Segundo Júnior, isso acontece porque o litoral é a região mais próxima do oceano, que estabiliza as temperaturas. “Quando você vai para dentro do Estado, você está mais próximo de um clima de deserto. São altas temperaturas durante o dia, e à noite você tem uma rápida diminuição. O litoral é muito associado ao oceano. Ele absorve muita energia em forma de calor e vai liberando isso ao longo da noite. Então, você tem uma temperatura mais estável”, explica.
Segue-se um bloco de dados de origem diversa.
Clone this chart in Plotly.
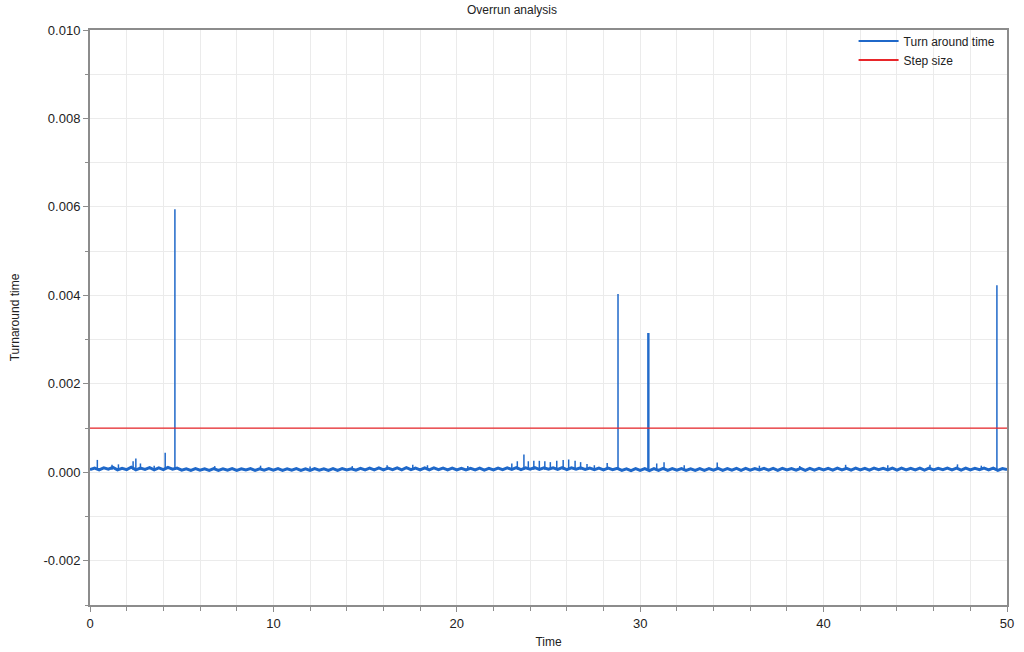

O especialista afirma que a análise estatística dos dados foi realizada olhando a evolução desde o primeiro ano até o último ano, onde foi observada a tendência de aumento das temperaturas médias em 0,3ºC a cada dez anos. Ele destaca que mesmo em anos mais quentes e outros mais frios, há um aumento contínuo da temperatura média do ar.
“A gente fica falando em média porque não dá pra afirmar que um ano tal estava acima de tanto, o ano tal não. A gente faz uma avaliação. É algo que é uma tendência positiva não só no Ceará, é algo global”, salienta Júnior. Ainda na avaliação do especialista, a tendência dos próximos anos é de eventos severos com temperatura de 38 ou 39ºC acontecendo em vários dias consecutivos. “Nós teremos isso sendo observado no Ceará”, pontua.
O estudo revela que, assim como no mundo, o Ceará está aquecendo por conta do aumento dos gases causadores do efeito estufa, que pioram o aquecimento global, e os impactos são registrados para além da sensação térmica. No Ceará, o semiárido, que corresponde a 92% do território, é o que mais sofre com a variabilidade do ar e, consequentemente, com as mudanças climáticas e os efeitos das altas temperaturas.